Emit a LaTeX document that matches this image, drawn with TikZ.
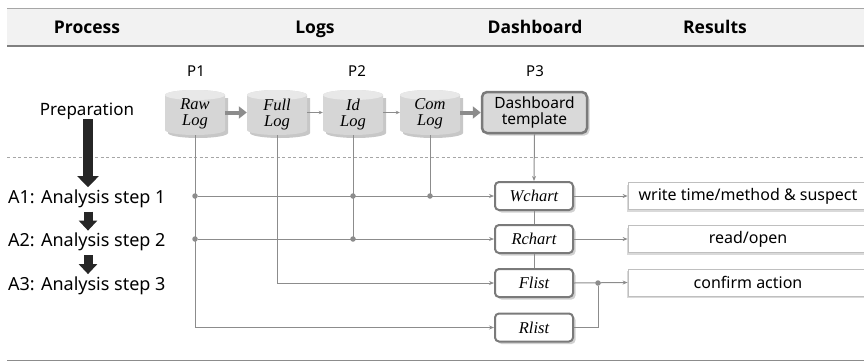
\documentclass[tikz,border=0pt]{standalone}
\usepackage{fontspec}
\setmainfont{Noto Sans}
\newfontfamily\hdrfont{Open Sans}
\newfontfamily\tnr{Liberation Serif}
\usetikzlibrary{arrows.meta,shadows,calc}
\definecolor{wirec}{HTML}{8C8C8C}
\definecolor{boxc}{HTML}{7A7A7A}
\definecolor{hdrfill}{HTML}{F2F2F2}
\definecolor{cylbody}{HTML}{D6D6D6}
\definecolor{cyltop}{HTML}{E8E8E8}
\definecolor{dashfill}{HTML}{D9D9D9}
\definecolor{blk}{HTML}{262626}
\newcommand{\mkcyl}[4]{%
  \fill[black!22] (#2-27,#3+14.5) -- (#2-27,#3-20.5) arc[start angle=180,end angle=360,x radius=30,y radius=5] -- (#2+33,#3+14.5) -- cycle;
  \fill[cylbody] (#2-30,#3+17.5) -- (#2-30,#3-17.5) arc[start angle=180,end angle=360,x radius=30,y radius=5] -- (#2+30,#3+17.5) arc[start angle=0,end angle=180,x radius=30,y radius=5] -- cycle;
  \fill[cyltop] (#2,#3+17.5) ellipse[x radius=30,y radius=5];
  \node[cyltext] (#1) at (#2,#3) {#4};}
\begin{document}
\begin{tikzpicture}[x=1pt,y=1pt,
  hdr/.style={font=\fontsize{17.5}{20}\hdrfont\bfseries, inner sep=0pt, anchor=base},
  txt/.style={font=\fontsize{17}{20}\selectfont, inner sep=0pt},
  atxt/.style={font=\fontsize{18}{20}\selectfont, inner sep=0pt, anchor=base west},
  plabel/.style={font=\fontsize{15}{18}\selectfont, inner sep=0pt, anchor=base},
  cyltext/.style={minimum width=60pt, minimum height=45pt, inner sep=0pt, align=center,
     font=\fontsize{16.5}{16}\tnr\itshape, text depth=0pt},
  dbox/.style={draw=boxc, line width=2.5pt, rounded corners=5pt, fill=dashfill,
     minimum width=105pt, minimum height=41pt, inner sep=0pt, align=center,
     font=\fontsize{15.5}{16.5}\selectfont,
     drop shadow={shadow xshift=2.5pt, shadow yshift=-2.5pt, fill=black!30, opacity=.6}},
  cbox/.style={draw=boxc, line width=2pt, rounded corners=4pt, fill=white,
     minimum width=78pt, minimum height=28pt, inner sep=0pt,
     font=\fontsize{16.5}{16}\tnr\itshape,
     drop shadow={shadow xshift=2.5pt, shadow yshift=-2.5pt, fill=black!30, opacity=.6}},
  rbox/.style={draw=black!25, line width=0.8pt, fill=white,
     minimum width=240pt, minimum height=27pt, inner sep=0pt,
     font=\fontsize{16}{16}\selectfont,
     drop shadow={shadow xshift=-1.5pt, shadow yshift=-2pt, fill=black!25, opacity=.6}},
  wire/.style={draw=wirec, line width=1pt},
  tip/.style={-{Stealth[length=5pt,width=4pt]}},
  thickarr/.style={draw=wirec, line width=4pt, -{Triangle[length=8pt,width=12pt]}},
  thinarr/.style={draw=wirec, line width=0.8pt, -{Stealth[length=4pt,width=3.5pt]}},
  dot/.style={circle, fill=wirec, inner sep=0pt, minimum size=5.5pt},
  bigarr/.style={draw=blk, line width=10pt, -{Triangle[length=11pt,width=21pt]}},
  smallarr/.style={draw=blk, line width=9pt, -{Triangle[length=10pt,width=18pt]}},
]
\useasboundingbox (0,0) rectangle (864,-362);
% header
\fill[hdrfill] (7,-8) rectangle (864,-46);
\draw[black!35, line width=1pt] (7,-8) -- (864,-8);
\draw[black!50, line width=2pt] (7,-46) -- (864,-46);
\node[hdr] (hproc) at (87,-33) {Process};
\node[hdr] (hlogs) at (315,-33) {Logs};
\node[hdr] (hdash) at (535,-33) {Dashboard};
\node[hdr] (hres) at (715,-33) {Results};
% separators
\draw[black!35, line width=0.8pt, dash pattern=on 3pt off 2.5pt] (7,-157.5) -- (864,-157.5);
\draw[black!45, line width=1.5pt] (7,-360.5) -- (864,-360.5);
% P labels
\node[plabel] (p1) at (196,-76) {P1};
\node[plabel] (p2) at (357,-76) {P2};
\node[plabel] (p3) at (535,-76) {P3};
% cylinders
\mkcyl{raw}{195}{-112.5}{Raw\\Log}
\mkcyl{full}{277}{-112.5}{Full\\Log}
\mkcyl{id}{353}{-112.5}{Id\\Log}
\mkcyl{com}{430}{-112.5}{Com\\Log}
% dashboard template
\node[dbox] (dash) at (534.5,-112.5) {Dashboard\\template};
% arrows between logs
\draw[thickarr] (raw.east) -- (full.west);
\draw[thinarr] (full.east) -- (id.west);
\draw[thinarr] (id.east) -- (com.west);
\draw[thickarr] (com.east) -- (dash.west);
% chart boxes
\node[cbox] (wc) at (534,-196) {Wchart};
\node[cbox] (rc) at (534,-239) {Rchart};
\node[cbox] (fl) at (534,-283) {Flist};
\node[cbox] (rl) at (534,-327.5) {Rlist};
% result boxes
\node[rbox] (r1) at (748,-196) {write time/method \& suspect};
\node[rbox] (r2) at (748,-239) {read/open};
\node[rbox] (r3) at (748,-282.5) {confirm action};
% wires
\draw[wire,tip] (raw.south) |- (rl.west);
\draw[wire,tip] (full.south) |- (fl.west);
\draw[wire] (id.south) -- (id.south |- rc.west);
\draw[wire] (com.south) -- (com.south |- wc.west);
\node[dot] (d1) at (raw.south |- wc.west) {};
\node[dot] (d2) at (raw.south |- rc.west) {};
\node[dot] (d3) at (id.south |- wc.west) {};
\node[dot] (d4) at (id.south |- rc.west) {};
\node[dot] (d5) at (com.south |- wc.west) {};
\draw[wire,tip] (d1) -- (wc.west);
\draw[wire,tip] (d2) -- (rc.west);
\draw[wire,tip] (dash.south) -- (wc.north);
\draw[wire] (wc.south) -- (rc.north);
\draw[wire] (rc.south) -- (fl.north);
\draw[wire,tip] (wc.east) -- (r1.west);
\draw[wire,tip] (rc.east) -- (r2.west);
\draw[wire,tip] (fl.east) -- (r3.west);
\node[dot] (j) at (598,-283) {};
\draw[wire] (rl.east) -| (j);
% left column
\node[txt, anchor=base] (prep) at (87,-115) {Preparation};
\node[atxt] (a1) at (8,-203) {A1: Analysis step 1};
\node[atxt] (a2) at (8,-246.5) {A2: Analysis step 2};
\node[atxt] (a3) at (8,-290) {A3: Analysis step 3};
\draw[bigarr] ($(prep.south)+(1,0)$) -- ($(prep.south |- a1.north)+(1,2)$);
\draw[smallarr] ($(prep.south |- a1.south)+(1,-4)$) -- ($(prep.south |- a2.north)+(1,2)$);
\draw[smallarr] ($(prep.south |- a2.south)+(1,-4)$) -- ($(prep.south |- a3.north)+(1,2)$);
\end{tikzpicture}
\end{document}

== Problem details ==
Output a faithful copy of the data, with each picture left out.

== Answer ==
Emit a LaTeX document that matches this image, drawn with TikZ.
\documentclass[tikz,border=0pt]{standalone}
\usepackage{fontspec}
\setmainfont{Noto Sans}
\newfontfamily\hdrfont{Open Sans}
\newfontfamily\tnr{Liberation Serif}
\usetikzlibrary{arrows.meta,shadows,calc}
\definecolor{wirec}{HTML}{8C8C8C}
\definecolor{boxc}{HTML}{7A7A7A}
\definecolor{hdrfill}{HTML}{F2F2F2}
\definecolor{cylbody}{HTML}{D6D6D6}
\definecolor{cyltop}{HTML}{E8E8E8}
\definecolor{dashfill}{HTML}{D9D9D9}
\definecolor{blk}{HTML}{262626}
\newcommand{\mkcyl}[4]{%
  \fill[black!22] (#2-27,#3+14.5) -- (#2-27,#3-20.5) arc[start angle=180,end angle=360,x radius=30,y radius=5] -- (#2+33,#3+14.5) -- cycle;
  \fill[cylbody] (#2-30,#3+17.5) -- (#2-30,#3-17.5) arc[start angle=180,end angle=360,x radius=30,y radius=5] -- (#2+30,#3+17.5) arc[start angle=0,end angle=180,x radius=30,y radius=5] -- cycle;
  \fill[cyltop] (#2,#3+17.5) ellipse[x radius=30,y radius=5];
  \node[cyltext] (#1) at (#2,#3) {#4};}
\begin{document}
\begin{tikzpicture}[x=1pt,y=1pt,
  hdr/.style={font=\fontsize{17.5}{20}\hdrfont\bfseries, inner sep=0pt, anchor=base},
  txt/.style={font=\fontsize{17}{20}\selectfont, inner sep=0pt},
  atxt/.style={font=\fontsize{18}{20}\selectfont, inner sep=0pt, anchor=base west},
  plabel/.style={font=\fontsize{15}{18}\selectfont, inner sep=0pt, anchor=base},
  cyltext/.style={minimum width=60pt, minimum height=45pt, inner sep=0pt, align=center,
     font=\fontsize{16.5}{16}\tnr\itshape, text depth=0pt},
  dbox/.style={draw=boxc, line width=2.5pt, rounded corners=5pt, fill=dashfill,
     minimum width=105pt, minimum height=41pt, inner sep=0pt, align=center,
     font=\fontsize{15.5}{16.5}\selectfont,
     drop shadow={shadow xshift=2.5pt, shadow yshift=-2.5pt, fill=black!30, opacity=.6}},
  cbox/.style={draw=boxc, line width=2pt, rounded corners=4pt, fill=white,
     minimum width=78pt, minimum height=28pt, inner sep=0pt,
     font=\fontsize{16.5}{16}\tnr\itshape,
     drop shadow={shadow xshift=2.5pt, shadow yshift=-2.5pt, fill=black!30, opacity=.6}},
  rbox/.style={draw=black!25, line width=0.8pt, fill=white,
     minimum width=240pt, minimum height=27pt, inner sep=0pt,
     font=\fontsize{16}{16}\selectfont,
     drop shadow={shadow xshift=-1.5pt, shadow yshift=-2pt, fill=black!25, opacity=.6}},
  wire/.style={draw=wirec, line width=1pt},
  tip/.style={-{Stealth[length=5pt,width=4pt]}},
  thickarr/.style={draw=wirec, line width=4pt, -{Triangle[length=8pt,width=12pt]}},
  thinarr/.style={draw=wirec, line width=0.8pt, -{Stealth[length=4pt,width=3.5pt]}},
  dot/.style={circle, fill=wirec, inner sep=0pt, minimum size=5.5pt},
  bigarr/.style={draw=blk, line width=10pt, -{Triangle[length=11pt,width=21pt]}},
  smallarr/.style={draw=blk, line width=9pt, -{Triangle[length=10pt,width=18pt]}},
]
\useasboundingbox (0,0) rectangle (864,-362);
% header
\fill[hdrfill] (7,-8) rectangle (864,-46);
\draw[black!35, line width=1pt] (7,-8) -- (864,-8);
\draw[black!50, line width=2pt] (7,-46) -- (864,-46);
\node[hdr] (hproc) at (87,-33) {Process};
\node[hdr] (hlogs) at (315,-33) {Logs};
\node[hdr] (hdash) at (535,-33) {Dashboard};
\node[hdr] (hres) at (715,-33) {Results};
% separators
\draw[black!35, line width=0.8pt, dash pattern=on 3pt off 2.5pt] (7,-157.5) -- (864,-157.5);
\draw[black!45, line width=1.5pt] (7,-360.5) -- (864,-360.5);
% P labels
\node[plabel] (p1) at (196,-76) {P1};
\node[plabel] (p2) at (357,-76) {P2};
\node[plabel] (p3) at (535,-76) {P3};
% cylinders
\mkcyl{raw}{195}{-112.5}{Raw\\Log}
\mkcyl{full}{277}{-112.5}{Full\\Log}
\mkcyl{id}{353}{-112.5}{Id\\Log}
\mkcyl{com}{430}{-112.5}{Com\\Log}
% dashboard template
\node[dbox] (dash) at (534.5,-112.5) {Dashboard\\template};
% arrows between logs
\draw[thickarr] (raw.east) -- (full.west);
\draw[thinarr] (full.east) -- (id.west);
\draw[thinarr] (id.east) -- (com.west);
\draw[thickarr] (com.east) -- (dash.west);
% chart boxes
\node[cbox] (wc) at (534,-196) {Wchart};
\node[cbox] (rc) at (534,-239) {Rchart};
\node[cbox] (fl) at (534,-283) {Flist};
\node[cbox] (rl) at (534,-327.5) {Rlist};
% result boxes
\node[rbox] (r1) at (748,-196) {write time/method \& suspect};
\node[rbox] (r2) at (748,-239) {read/open};
\node[rbox] (r3) at (748,-282.5) {confirm action};
% wires
\draw[wire,tip] (raw.south) |- (rl.west);
\draw[wire,tip] (full.south) |- (fl.west);
\draw[wire] (id.south) -- (id.south |- rc.west);
\draw[wire] (com.south) -- (com.south |- wc.west);
\node[dot] (d1) at (raw.south |- wc.west) {};
\node[dot] (d2) at (raw.south |- rc.west) {};
\node[dot] (d3) at (id.south |- wc.west) {};
\node[dot] (d4) at (id.south |- rc.west) {};
\node[dot] (d5) at (com.south |- wc.west) {};
\draw[wire,tip] (d1) -- (wc.west);
\draw[wire,tip] (d2) -- (rc.west);
\draw[wire,tip] (dash.south) -- (wc.north);
\draw[wire] (wc.south) -- (rc.north);
\draw[wire] (rc.south) -- (fl.north);
\draw[wire,tip] (wc.east) -- (r1.west);
\draw[wire,tip] (rc.east) -- (r2.west);
\draw[wire,tip] (fl.east) -- (r3.west);
\node[dot] (j) at (598,-283) {};
\draw[wire] (rl.east) -| (j);
% left column
\node[txt, anchor=base] (prep) at (87,-115) {Preparation};
\node[atxt] (a1) at (8,-203) {A1: Analysis step 1};
\node[atxt] (a2) at (8,-246.5) {A2: Analysis step 2};
\node[atxt] (a3) at (8,-290) {A3: Analysis step 3};
\draw[bigarr] ($(prep.south)+(1,0)$) -- ($(prep.south |- a1.north)+(1,2)$);
\draw[smallarr] ($(prep.south |- a1.south)+(1,-4)$) -- ($(prep.south |- a2.north)+(1,2)$);
\draw[smallarr] ($(prep.south |- a2.south)+(1,-4)$) -- ($(prep.south |- a3.north)+(1,2)$);
\end{tikzpicture}
\end{document}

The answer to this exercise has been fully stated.